> [Recorded data]
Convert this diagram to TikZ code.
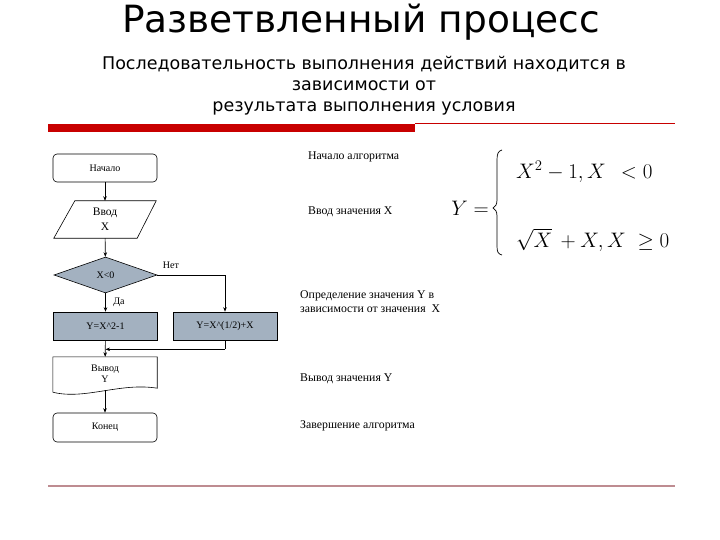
\documentclass[tikz,border=0pt]{standalone}
\usepackage{fix-cm}
\usepackage{fontspec}
\setmainfont{Liberation Serif}
\newfontfamily\hfont{DejaVu Sans}
\usetikzlibrary{shapes.geometric,arrows.meta,calc}
\definecolor{boxfill}{RGB}{163,177,192}
\definecolor{barred}{RGB}{200,0,0}
\definecolor{lineros}{RGB}{190,140,145}
\tikzset{
  fc/.style={draw, line width=0.6pt, font=\fontsize{10}{11}\selectfont, inner sep=0pt, align=center},
  term/.style={fc, rounded corners=4pt, minimum width=104pt, minimum height=28pt},
  proc/.style={fc, fill=boxfill, minimum width=104pt, minimum height=28pt},
  ghost/.style={inner sep=0pt, align=center},
  arr/.style={-{Stealth[length=4.5pt,width=3.5pt]}, line width=0.6pt},
  conn/.style={line width=0.6pt},
  note/.style={anchor=west, inner sep=0pt, align=left, font=\fontsize{11.8}{14}\selectfont},
  lbl/.style={inner sep=0pt, font=\fontsize{10}{12}\selectfont},
  formula/.style={inner sep=0pt, font=\fontsize{21}{24}\selectfont}
}
\begin{document}
\begin{tikzpicture}[x=1pt,y=-1pt]
\useasboundingbox (0,0) rectangle (720,540);
% title
\node[anchor=base, inner sep=0pt, font=\hfont\fontsize{37.5}{40}\selectfont] (title) at (361,33) {Разветвленный процесс};
\node[anchor=base, inner sep=0pt, font=\hfont\fontsize{17.5}{21}\selectfont] (s1) at (364,70) {Последовательность выполнения действий находится в};
\node[anchor=base, inner sep=0pt, font=\hfont\fontsize{17.5}{21}\selectfont] (s2) at (364,91) {зависимости от};
\node[anchor=base, inner sep=0pt, font=\hfont\fontsize{17.5}{21}\selectfont] (s3) at (364,112) {результата выполнения условия};
% bars
\fill[barred] (48,124) rectangle (415,132);
\draw[barred, line width=0.8pt] (415,123.6) -- (675,123.6);
\draw[lineros, line width=2pt] (48,486) -- (675,486);
% flowchart
\node[term] (start) at (105,168) {Начало};
\node[ghost, minimum width=102pt, minimum height=37pt, font=\fontsize{11.5}{15}\selectfont] (inp) at (105,219.5) {Ввод\\X};
\draw[conn] ($(inp.north west)+(21,0)$) -- (inp.north east) -- ($(inp.south east)+(-19,0)$) -- (inp.south west) -- cycle;
\node[fc, diamond, fill=boxfill, minimum width=103pt, minimum height=36pt] (cond) at (105.5,275) {X<0};
\node[proc] (b1) at (105.5,326) {Y=X\^{}2-1};
\node[proc] (b2) at (225,326) {Y=X\^{}(1/2)+X};
\node[ghost, minimum width=104pt, minimum height=33pt, font=\fontsize{10}{11}\selectfont] (out) at (105,373.5) {Вывод\\Y};
\draw[conn] ($(out.south west)+(0,2)$) -- (out.north west) -- (out.north east) -- ($(out.south east)+(0,-2)$)
  .. controls ($(out.south east)+(-37,-8)$) and ($(out.south west)+(32,10)$) .. ($(out.south west)+(0,2)$);
\node[term, minimum height=29pt] (end) at (105,427.5) {Конец};
% connectors
\draw[arr] (start) -- (inp);
\draw[arr] (inp) -- (cond);
\draw[arr] (cond) -- (b1);
\draw[arr] (cond.east) -| (b2.north);
\draw[conn] (b2.south) -- ++(0,9) coordinate (mj);
\draw[arr] (mj) -- (mj -| b1.south);
\draw[arr] (b1) -- (out);
\draw[arr] (out.south) -- (end);
\node[lbl] (no) at (171,265) {Нет};
\node[lbl] (yes) at (119,302) {Да};
% notes
\node[note] (n1) at (308,157) {Начало алгоритма};
\node[note] (n2) at (308,212) {Ввод значения X};
\node[note] (n3) at (300,302) {Определение значения Y в\\зависимости от значения\ \ X};
\node[note] (n4) at (300,379) {Вывод значения Y};
\node[note] (n5) at (300,426) {Завершение алгоритма};
% formula
\node[formula] (fy) at (470,208) {$Y=$};
\draw[line width=0.7pt] (502,150) .. controls (498,151) and (497,154) .. (497,160) -- (497,200)
  .. controls (497,205) and (495,207) .. (493,208) .. controls (495,209) and (497,211) .. (497,216)
  -- (497,246) .. controls (497,252) and (498,254) .. (502,255);
\node[formula, anchor=west] (f1) at (516,172) {$X^2-1,X\;\,<0$};
\node[formula, anchor=west] (f2) at (516,240) {$\sqrt{X}\,+X,X\;\geq 0$};
\end{tikzpicture}
\end{document}
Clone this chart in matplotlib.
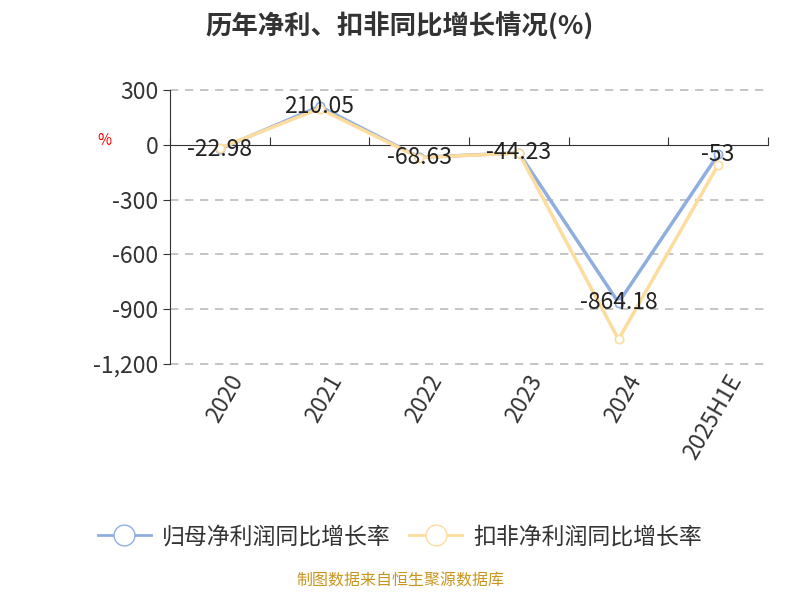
import matplotlib
matplotlib.use("Agg")
import matplotlib.pyplot as plt

plt.rcParams['font.family'] = ['Noto Sans CJK SC', 'DejaVu Sans']

categories = ['2020', '2021', '2022', '2023', '2024', '2025H1E']
net_growth = [-22.98, 210.05, -68.63, -44.23, -864.18, -53]
deduct_growth = [-18, 198, -70, -45, -1065, -110]
yticks = [300, 0, -300, -600, -900, -1200]
ytick_labels = ['300', '0', '-300', '-600', '-900', '-1,200']

fig = plt.figure(figsize=(8, 6), dpi=100)
ax = fig.add_axes([0.2125, 0.3933, 0.7475, 0.4567])
x = list(range(len(categories)))
c1, c2 = '#8eaee0', '#fddc9e'
ax.plot(x, net_growth, color=c1, lw=2.5, marker='o', ms=6, mfc='white', mec=c1, mew=1.2, zorder=3)
ax.plot(x, deduct_growth, color=c2, lw=2.5, marker='o', ms=6, mfc='white', mec=c2, mew=1.2, zorder=4)
for xi, v in zip(x, net_growth):
    ax.text(xi, v, f'{v:g}', ha='center', va='center', fontsize=16.5, color='#222222', zorder=5)

ax.set_xlim(-0.5, 5.5)
ax.set_ylim(-1200, 300)
ax.set_yticks(yticks)
ax.set_yticklabels(ytick_labels, fontsize=16.5, color='#333333')
for y in yticks:
    if y != 0:
        ax.axhline(y, color='#bbbbbb', ls=(0, (5, 4)), lw=1.2, zorder=1, clip_on=False)
ax.spines['top'].set_visible(False)
ax.spines['right'].set_visible(False)
ax.spines['bottom'].set_position(('data', 0))
ax.spines['bottom'].set_color('#333333')
ax.spines['left'].set_color('#333333')
ax.set_xticks([i - 0.5 for i in range(7)], minor=False)
ax.set_xticklabels([])
ax.tick_params(axis='x', direction='in', length=6, color='#333333')
ax.tick_params(axis='y', length=5, color='#333333')
for xi, c in zip(x, categories):
    ax.text(xi + 0.08, -1235, c, rotation=60, ha='right', va='top', fontsize=16.5,
            color='#333333', rotation_mode='anchor')
ax.text(-0.11, 0.8, '%', transform=ax.transAxes, color='red', fontsize=11, ha='center')

fig.text(0.5, 0.955, '历年净利、扣非同比增长情况(%)', ha='center', va='center',
         fontsize=19, fontweight='bold', color='#333333')
from matplotlib.lines import Line2D
h = [Line2D([], [], color=c1, lw=2, marker='o', ms=15, mfc='white', mec=c1),
     Line2D([], [], color=c2, lw=2, marker='o', ms=15, mfc='white', mec=c2)]
fig.legend(h, ['归母净利润同比增长率', '扣非净利润同比增长率'], loc='center',
           bbox_to_anchor=(0.5, 0.105), ncol=2, frameon=False, fontsize=16.5,
           handlelength=2.3, columnspacing=0.8, handletextpad=0.5, labelcolor='#333333')
fig.text(0.5, 0.018, '制图数据来自恒生聚源数据库', ha='center', va='bottom', fontsize=11.5, color='#c8961e')
fig.savefig('out.png', dpi=100)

> [Challenge] Take the data above and repeat it exactly, leaving each picture out.

> [Result]
Convert this diagram to TikZ code.
\documentclass[tikz,border=0pt]{standalone}
\usepackage{fix-cm}
\usepackage{fontspec}
\setmainfont{Liberation Serif}
\newfontfamily\hfont{DejaVu Sans}
\usetikzlibrary{shapes.geometric,arrows.meta,calc}
\definecolor{boxfill}{RGB}{163,177,192}
\definecolor{barred}{RGB}{200,0,0}
\definecolor{lineros}{RGB}{190,140,145}
\tikzset{
  fc/.style={draw, line width=0.6pt, font=\fontsize{10}{11}\selectfont, inner sep=0pt, align=center},
  term/.style={fc, rounded corners=4pt, minimum width=104pt, minimum height=28pt},
  proc/.style={fc, fill=boxfill, minimum width=104pt, minimum height=28pt},
  ghost/.style={inner sep=0pt, align=center},
  arr/.style={-{Stealth[length=4.5pt,width=3.5pt]}, line width=0.6pt},
  conn/.style={line width=0.6pt},
  note/.style={anchor=west, inner sep=0pt, align=left, font=\fontsize{11.8}{14}\selectfont},
  lbl/.style={inner sep=0pt, font=\fontsize{10}{12}\selectfont},
  formula/.style={inner sep=0pt, font=\fontsize{21}{24}\selectfont}
}
\begin{document}
\begin{tikzpicture}[x=1pt,y=-1pt]
\useasboundingbox (0,0) rectangle (720,540);
% title
\node[anchor=base, inner sep=0pt, font=\hfont\fontsize{37.5}{40}\selectfont] (title) at (361,33) {Разветвленный процесс};
\node[anchor=base, inner sep=0pt, font=\hfont\fontsize{17.5}{21}\selectfont] (s1) at (364,70) {Последовательность выполнения действий находится в};
\node[anchor=base, inner sep=0pt, font=\hfont\fontsize{17.5}{21}\selectfont] (s2) at (364,91) {зависимости от};
\node[anchor=base, inner sep=0pt, font=\hfont\fontsize{17.5}{21}\selectfont] (s3) at (364,112) {результата выполнения условия};
% bars
\fill[barred] (48,124) rectangle (415,132);
\draw[barred, line width=0.8pt] (415,123.6) -- (675,123.6);
\draw[lineros, line width=2pt] (48,486) -- (675,486);
% flowchart
\node[term] (start) at (105,168) {Начало};
\node[ghost, minimum width=102pt, minimum height=37pt, font=\fontsize{11.5}{15}\selectfont] (inp) at (105,219.5) {Ввод\\X};
\draw[conn] ($(inp.north west)+(21,0)$) -- (inp.north east) -- ($(inp.south east)+(-19,0)$) -- (inp.south west) -- cycle;
\node[fc, diamond, fill=boxfill, minimum width=103pt, minimum height=36pt] (cond) at (105.5,275) {X<0};
\node[proc] (b1) at (105.5,326) {Y=X\^{}2-1};
\node[proc] (b2) at (225,326) {Y=X\^{}(1/2)+X};
\node[ghost, minimum width=104pt, minimum height=33pt, font=\fontsize{10}{11}\selectfont] (out) at (105,373.5) {Вывод\\Y};
\draw[conn] ($(out.south west)+(0,2)$) -- (out.north west) -- (out.north east) -- ($(out.south east)+(0,-2)$)
  .. controls ($(out.south east)+(-37,-8)$) and ($(out.south west)+(32,10)$) .. ($(out.south west)+(0,2)$);
\node[term, minimum height=29pt] (end) at (105,427.5) {Конец};
% connectors
\draw[arr] (start) -- (inp);
\draw[arr] (inp) -- (cond);
\draw[arr] (cond) -- (b1);
\draw[arr] (cond.east) -| (b2.north);
\draw[conn] (b2.south) -- ++(0,9) coordinate (mj);
\draw[arr] (mj) -- (mj -| b1.south);
\draw[arr] (b1) -- (out);
\draw[arr] (out.south) -- (end);
\node[lbl] (no) at (171,265) {Нет};
\node[lbl] (yes) at (119,302) {Да};
% notes
\node[note] (n1) at (308,157) {Начало алгоритма};
\node[note] (n2) at (308,212) {Ввод значения X};
\node[note] (n3) at (300,302) {Определение значения Y в\\зависимости от значения\ \ X};
\node[note] (n4) at (300,379) {Вывод значения Y};
\node[note] (n5) at (300,426) {Завершение алгоритма};
% formula
\node[formula] (fy) at (470,208) {$Y=$};
\draw[line width=0.7pt] (502,150) .. controls (498,151) and (497,154) .. (497,160) -- (497,200)
  .. controls (497,205) and (495,207) .. (493,208) .. controls (495,209) and (497,211) .. (497,216)
  -- (497,246) .. controls (497,252) and (498,254) .. (502,255);
\node[formula, anchor=west] (f1) at (516,172) {$X^2-1,X\;\,<0$};
\node[formula, anchor=west] (f2) at (516,240) {$\sqrt{X}\,+X,X\;\geq 0$};
\end{tikzpicture}
\end{document}
Clone this chart in matplotlib.
import matplotlib
matplotlib.use("Agg")
import matplotlib.pyplot as plt

plt.rcParams['font.family'] = ['Noto Sans CJK SC', 'DejaVu Sans']

categories = ['2020', '2021', '2022', '2023', '2024', '2025H1E']
net_growth = [-22.98, 210.05, -68.63, -44.23, -864.18, -53]
deduct_growth = [-18, 198, -70, -45, -1065, -110]
yticks = [300, 0, -300, -600, -900, -1200]
ytick_labels = ['300', '0', '-300', '-600', '-900', '-1,200']

fig = plt.figure(figsize=(8, 6), dpi=100)
ax = fig.add_axes([0.2125, 0.3933, 0.7475, 0.4567])
x = list(range(len(categories)))
c1, c2 = '#8eaee0', '#fddc9e'
ax.plot(x, net_growth, color=c1, lw=2.5, marker='o', ms=6, mfc='white', mec=c1, mew=1.2, zorder=3)
ax.plot(x, deduct_growth, color=c2, lw=2.5, marker='o', ms=6, mfc='white', mec=c2, mew=1.2, zorder=4)
for xi, v in zip(x, net_growth):
    ax.text(xi, v, f'{v:g}', ha='center', va='center', fontsize=16.5, color='#222222', zorder=5)

ax.set_xlim(-0.5, 5.5)
ax.set_ylim(-1200, 300)
ax.set_yticks(yticks)
ax.set_yticklabels(ytick_labels, fontsize=16.5, color='#333333')
for y in yticks:
    if y != 0:
        ax.axhline(y, color='#bbbbbb', ls=(0, (5, 4)), lw=1.2, zorder=1, clip_on=False)
ax.spines['top'].set_visible(False)
ax.spines['right'].set_visible(False)
ax.spines['bottom'].set_position(('data', 0))
ax.spines['bottom'].set_color('#333333')
ax.spines['left'].set_color('#333333')
ax.set_xticks([i - 0.5 for i in range(7)], minor=False)
ax.set_xticklabels([])
ax.tick_params(axis='x', direction='in', length=6, color='#333333')
ax.tick_params(axis='y', length=5, color='#333333')
for xi, c in zip(x, categories):
    ax.text(xi + 0.08, -1235, c, rotation=60, ha='right', va='top', fontsize=16.5,
            color='#333333', rotation_mode='anchor')
ax.text(-0.11, 0.8, '%', transform=ax.transAxes, color='red', fontsize=11, ha='center')

fig.text(0.5, 0.955, '历年净利、扣非同比增长情况(%)', ha='center', va='center',
         fontsize=19, fontweight='bold', color='#333333')
from matplotlib.lines import Line2D
h = [Line2D([], [], color=c1, lw=2, marker='o', ms=15, mfc='white', mec=c1),
     Line2D([], [], color=c2, lw=2, marker='o', ms=15, mfc='white', mec=c2)]
fig.legend(h, ['归母净利润同比增长率', '扣非净利润同比增长率'], loc='center',
           bbox_to_anchor=(0.5, 0.105), ncol=2, frameon=False, fontsize=16.5,
           handlelength=2.3, columnspacing=0.8, handletextpad=0.5, labelcolor='#333333')
fig.text(0.5, 0.018, '制图数据来自恒生聚源数据库', ha='center', va='bottom', fontsize=11.5, color='#c8961e')
fig.savefig('out.png', dpi=100)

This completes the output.